Panique, incompréhensions et errements.
par Yves Lenoir,
Bulle Bleue


Ecrire sur un livre dont on est l'auteur est un exercice périlleux. Pour éviter de se répéter, on risque de tomber dans des périphrases malhabiles, ou dans une ennuyeuse explication de texte. Un regard neuf est requis pour donner à ce genre de travail tout son intérêt.
Par chance, Climat de panique n'est pas de la littérature, mais un ouvrage militant dont un des objectifs est commun avec ceux poursuivis par Stop Nogent : que la question climatique ne favorise pas le recours à l'énergie nucléaire. Mais l'affaire du climat est sérieuse et mérite mieux que le digest dont on use et abuse à son propos. Sérieuse et très complexe. Scientifique, bien sûr, mais aussi culturelle, politique et sociale. De plus il s'agit d'un "combat" sans adversaire social désignable. Un combat contre un modèle de développement, à cause d'un effet collatéral possible, parmi bien d'autres, du génie qu'ont les hommes de transformer le monde à leur mesure. Et justement, je suis persuadé que c'est à cette absence d'adversaire social tangible que l'on doit le processus géopolitique inédit tel qu'initié dans le cadre onusien au début des années 1980, avant qu'il n'acquiert la structure conquérante qu'on lui connaît depuis la création de l'IPCC* en octobre 1988.
L'IPCC est une lourde machine productrice d'information sur le climat, les changements climatiques et leurs effets. C'est aussi le lieu de l'évaluation sur ce qu'il faudrait faire pour s'adapter aux changements prédits ou pour les contrer. Cette information constitue le socle technique des négociations internationales de la Convention Climat (traité international voté par l'Assemblée Générale de l'ONU en 1992, juste avant la Conférence de Rio) et du Protocole de Kyoto à ladite convention (second traité international signé en 1997, chiffrant la première phase, d'ici 2010, de l'application de la Convention). En pratique, à de très rares exceptions près, les personnes impliquées dans cette affaire, aux niveaux local, régional, national et international, que ce soit dans les administrations, les associations, les media, les entreprises et les instances politiques, n'ont au mieux connaissance du dossier que par la lecture des executive summaries des rapports des Groupes I, II et III de l'IPCC (traitant respectivement de la science du climat et de la prédiction des changements, de l'évaluation des impacts des changements prédits par le précédent, et des mesures à prendre pour faire face à ces possibles impacts).

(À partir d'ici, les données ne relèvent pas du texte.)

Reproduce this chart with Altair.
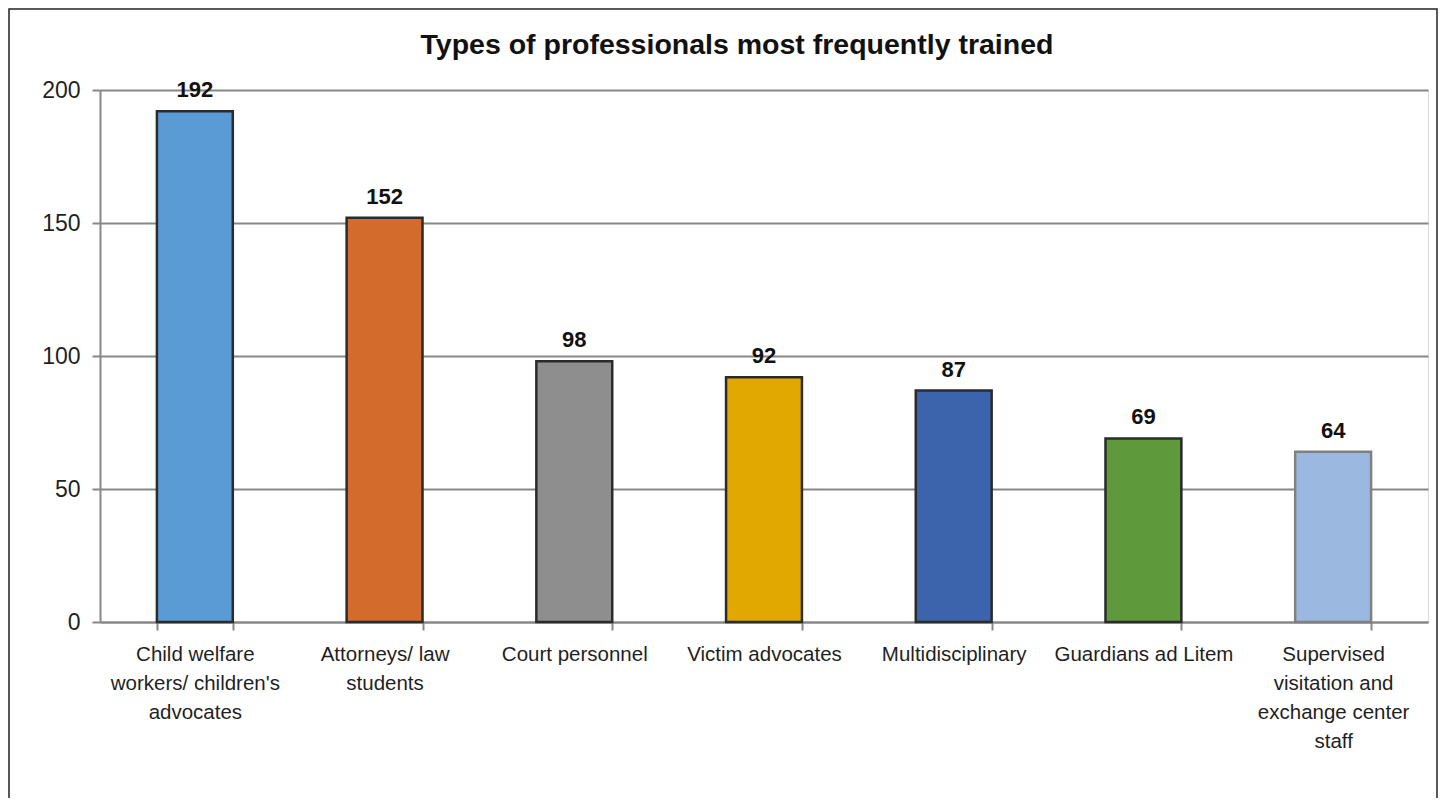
import altair as alt
import pandas as pd

title_text = "Types of professionals most frequently trained"
categories = [
    "Child welfare|workers/ children's|advocates",
    "Attorneys/ law|students",
    "Court personnel",
    "Victim advocates",
    "Multidisciplinary",
    "Guardians ad Litem",
    "Supervised|visitation and|exchange center|staff",
]
values = [192, 152, 98, 92, 87, 69, 64]
fill_colors = ["#5B9BD5", "#D26B2B", "#8E8E8E", "#E0A800", "#3B64AD", "#5E9A3C", "#9BB9E0"]
stroke_colors = ["#2B2B2B", "#2B2B2B", "#2B2B2B", "#2B2B2B", "#2B2B2B", "#2B2B2B", "#808080"]
y_ticks = [0, 50, 100, 150, 200]

df = pd.DataFrame({"category": categories, "value": values})

FONT = "Liberation Sans"
GRID = "#878787"

x_enc = alt.X(
    "category:N",
    sort=categories,
    title=None,
    scale=alt.Scale(paddingInner=0.6, paddingOuter=0.3),
    axis=alt.Axis(
        labelAngle=0,
        labelExpr="split(datum.label, '|')",
        labelFontSize=20.5,
        labelLineHeight=29,
        labelFont=FONT,
        labelColor="#1F1F1F",
        labelPadding=14,
        labelLimit=0,
        labelBaseline="top",
        tickBand="extent",
        tickColor=GRID,
        tickSize=8,
        tickWidth=2,
        domainColor=GRID,
        domainWidth=2,
        grid=False,
    ),
)
y_enc = alt.Y(
    "value:Q",
    title=None,
    scale=alt.Scale(domain=[0, 200], nice=False),
    axis=alt.Axis(
        values=y_ticks,
        labelFontSize=23,
        labelFont=FONT,
        labelColor="#1F1F1F",
        labelPadding=12,
        tickColor=GRID,
        tickSize=8,
        tickWidth=2,
        domainColor=GRID,
        domainWidth=2,
        gridColor=GRID,
        gridWidth=2,
        gridOpacity=1,
    ),
)

bars = alt.Chart(df).mark_bar(strokeWidth=2.5).encode(
    x=x_enc,
    y=y_enc,
    fill=alt.Fill("category:N", sort=categories,
                  scale=alt.Scale(domain=categories, range=fill_colors), legend=None),
    stroke=alt.Stroke("category:N", sort=categories,
                      scale=alt.Scale(domain=categories, range=stroke_colors), legend=None),
)

labels = alt.Chart(df).mark_text(
    baseline="bottom", dy=-9, fontSize=22, fontWeight="bold", font=FONT, color="#111111"
).encode(
    x=alt.X("category:N", sort=categories),
    y="value:Q",
    text="value:Q",
)

meta = pd.DataFrame({"title": [title_text]})

title = alt.Chart(meta).mark_text(
    fontSize=28.5, fontWeight="bold", font=FONT, color="#111111",
    align="center", baseline="middle"
).encode(
    x=alt.value(637), y=alt.value(-45), text="title:N"
)

frame = alt.Chart(meta).mark_rect(
    fill=None, stroke="#222222", strokeWidth=1.5
).encode(
    x=alt.value(-91), x2=alt.value(1337), y=alt.value(-81), y2=alt.value(760)
)

chart = alt.layer(bars, labels, title, frame).properties(
    width=1328,
    height=532,
    padding={"left": 92, "top": 82, "right": 11, "bottom": 176},
    autosize=alt.AutoSizeParams(type="none"),
).configure_view(
    fill="#FFFFCC", stroke=GRID, strokeWidth=2
).configure(background="white")

chart.save("out.html", embed_options={"renderer": "svg", "actions": False})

Une synergie d'intérêts est indubitablement entretenue par la nature et le mode de fonctionnement de cette structure au cur du processus. Elle alimente une formidable dynamique de groupe mondiale qui en retour génère et formalise une "demande sociale" d'augmentation des ressources consacrées à tous les secteurs impliqués. Nous nous trouvons ici en face du principe même de la réaction en chaîne : celle dont l'effet renforce la cause. Le risque climatique, la "lutte-contre-cet-effet-de-serre-qui-menace-l'existence-même-de-la-Vie-sur-Terre", ont ainsi envahi l'horizon du projet humain.

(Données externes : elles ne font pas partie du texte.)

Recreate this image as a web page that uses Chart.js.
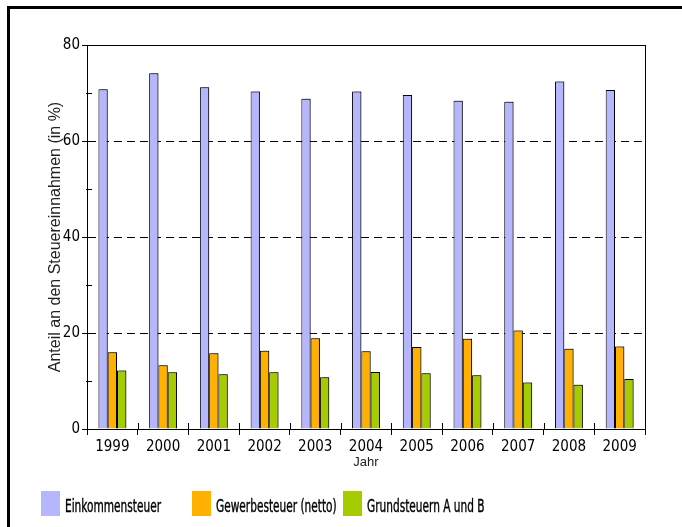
<!DOCTYPE html>
<html>
<head>
<meta charset="utf-8">
<script src="https://cdn.jsdelivr.net/npm/chart.js@4/dist/chart.umd.min.js"></script>
<style>
  html, body { margin: 0; padding: 0; background: #fff; }
  canvas { display: block; }
</style>
</head>
<body>
<canvas id="chart" width="682" height="527"></canvas>
<script>
"use strict"

// data
var years = ['1999','2000','2001','2002','2003','2004','2005','2006','2007','2008','2009'];
var seriesNames = ['Einkommensteuer','Gewerbesteuer (netto)','Grundsteuern A und B'];
var einkommen = [70.8, 74.1, 71.2, 70.3, 68.8, 70.3, 69.6, 68.4, 68.2, 72.4, 70.6];
var gewerbe = [16.0, 13.3, 15.8, 16.3, 18.9, 16.2, 17.1, 18.8, 20.5, 16.7, 17.2];
var grund = [12.2, 11.8, 11.4, 11.8, 10.8, 11.9, 11.6, 11.2, 9.7, 9.2, 10.4];
var colors = ['#b5b6fc','#ffb000','#a6cc00'];

var narrow = '"Liberation Sans Narrow", "DejaVu Sans Condensed", sans-serif';
var sans = '"Liberation Sans", Arial, sans-serif';

// frame, plot box, inner tick stubs and the legend
var decor = {
    id: 'decor',
    beforeDraw: function(chart){
        var ctx = chart.ctx;
        ctx.save();
        ctx.fillStyle = '#fff';
        ctx.fillRect(0, 0, chart.width, chart.height);
        // outer frame (top and left only visible)
        ctx.strokeStyle = '#000';
        ctx.lineWidth = 3;
        ctx.beginPath();
        ctx.moveTo(8.5, chart.height);
        ctx.lineTo(8.5, 7.5);
        ctx.lineTo(chart.width, 7.5);
        ctx.stroke();
        ctx.restore();
    },
    beforeDatasetsDraw: function(chart){
        var ctx = chart.ctx;
        ctx.save();
        ctx.shadowColor = 'rgba(0,0,0,0.35)';
        ctx.shadowOffsetX = 1.5;
        ctx.shadowOffsetY = -1.5;
        ctx.shadowBlur = 0;
    },
    afterDatasetsDraw: function(chart){
        chart.ctx.restore();
    },
    afterDraw: function(chart){
        var ctx = chart.ctx;
        var a = chart.chartArea;
        var y = chart.scales.y;
        var x = chart.scales.x;
        ctx.save();
        ctx.strokeStyle = '#000';
        ctx.lineWidth = 1;
        // plot box
        ctx.strokeRect(Math.round(a.left) + 0.5, Math.round(a.top) + 0.5,
                       Math.round(a.right - a.left), Math.round(a.bottom - a.top));
        // minor y ticks crossing the axis
        ctx.beginPath();
        y.ticks.forEach(function(t){
            if (t.value % 20 !== 0) {
                var py = Math.round(y.getPixelForValue(t.value)) + 0.5;
                ctx.moveTo(a.left - 1, py);
                ctx.lineTo(a.left + 5, py);
            }
        });
        // x ticks reach a bit into the plot
        for (var i = 0; i <= years.length; i++) {
            var px = Math.round(x.getPixelForValue(i - 0.5)) + 0.5;
            ctx.moveTo(px, a.bottom - 6);
            ctx.lineTo(px, a.bottom);
        }
        ctx.stroke();

        // legend at fixed columns, text squeezed like the condensed original
        var cols = [41, 192, 343];
        ctx.font = '18px ' + narrow;
        var squeeze = 96 / ctx.measureText(seriesNames[0]).width;
        chart.data.datasets.forEach(function(ds, k){
            var lx = cols[k];
            ctx.fillStyle = ds.backgroundColor;
            ctx.fillRect(lx, 491, 19, 25);
            ctx.save();
            ctx.translate(lx + 24, 512);
            ctx.scale(squeeze, 1);
            ctx.fillStyle = '#000';
            ctx.strokeStyle = '#000';
            ctx.lineWidth = 0.4;
            ctx.textBaseline = 'alphabetic';
            ctx.fillText(ds.label, 0, 0);
            ctx.strokeText(ds.label, 0, 0);
            ctx.restore();
        });
        ctx.restore();
    }
};

new Chart('chart', {
    type: 'bar',
    data: {
        labels: years,
        datasets: [
            { label: seriesNames[0], data: einkommen, backgroundColor: colors[0] },
            { label: seriesNames[1], data: gewerbe, backgroundColor: colors[1] },
            { label: seriesNames[2], data: grund, backgroundColor: colors[2] }
        ]
    },
    options: {
        responsive: false,
        animation: false,
        layout: { padding: { left: 46, right: 37, top: 45, bottom: 57 } },
        datasets: {
            bar: {
                borderColor: '#000',
                borderWidth: 1,
                borderSkipped: 'bottom',
                barPercentage: 1,
                categoryPercentage: 0.55
            }
        },
        plugins: {
            legend: { display: false },
            tooltip: { enabled: false }
        },
        scales: {
            x: {
                grid: {
                    offset: true,
                    drawOnChartArea: false,
                    tickLength: 6,
                    tickColor: '#000'
                },
                border: { display: true, color: '#000', width: 1 },
                ticks: {
                    color: '#000',
                    font: { family: narrow, size: 15 },
                    padding: 3,
                    maxRotation: 0
                },
                title: {
                    display: true,
                    text: 'Jahr',
                    color: '#222',
                    font: { family: sans, size: 13 },
                    padding: 0
                },
                afterFit: function(s){ s.height = 41; }
            },
            y: {
                min: 0,
                max: 80,
                grid: {
                    color: function(c){
                        var v = c.tick ? c.tick.value : 0;
                        return (v === 20 || v === 40 || v === 60) ? '#000' : 'rgba(0,0,0,0)';
                    },
                    tickColor: function(c){
                        var v = c.tick ? c.tick.value : 0;
                        return v % 20 === 0 ? '#000' : 'rgba(0,0,0,0)';
                    },
                    tickLength: 5,
                    lineWidth: 1
                },
                border: { display: true, color: '#000', width: 1, dash: [8, 5] },
                ticks: {
                    stepSize: 10,
                    color: '#000',
                    font: { family: narrow, size: 15 },
                    padding: 2,
                    callback: function(v){ return v % 20 === 0 ? v : ''; }
                },
                title: {
                    display: true,
                    text: 'Anteil an den Steuereinnahmen (in %)',
                    color: '#222',
                    font: { family: sans, size: 16 },
                    padding: 0
                },
                afterFit: function(s){ s.width = 41; }
            }
        }
    },
    plugins: [decor]
});
</script>
</body>
</html>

Par ailleurs deux agendas sont à considérer, celui de la science, a priori incertain quant à ses résultats, sinon quant à ses moyens, et celui de la géopolitique onusienne, avec ses objectifs affichés, ses échéances définies longtemps à l'avance et ses compromis à négocier. Une condition impérative pour que le second se déroule sans trop d'à-coups, c'est qu'il ne dépende pas du premier. Nous trouvons là la contradiction majeure dans cette affaire : comme lors du lancement de l'énergie atomique, ce sont des scientifiques qui ont demandé aux politiques de s'investir dans le traitement de la menace climatique. Ces derniers invoquent en conséquence des "certitudes scientifiques", sinon des quasi certitudes pimentées au principe de précaution, pour forcer leurs feux en toute légitimité. Et, sauf à vouloir se saborder, les premiers seront bien les derniers à attirer l'attention du public et des décideurs sur l'empilement d'hypothèses, dictées par l'esprit " catastromaniaque ", dont procède la présentation simpliste des prédictions climatiques et des problèmes que poserait l'accroissement de l'effet de serre.
L'absence de conflit social à la clé, c'est-à-dire l'absence de protagonistes qui auraient intérêt à ce qu'on examine le fond des choses, entretient l'illusion d'une réalité menaçante. Or sans le moteur d'une puissante illusion collective, point de vaste entreprise qui passe le cap de la durée !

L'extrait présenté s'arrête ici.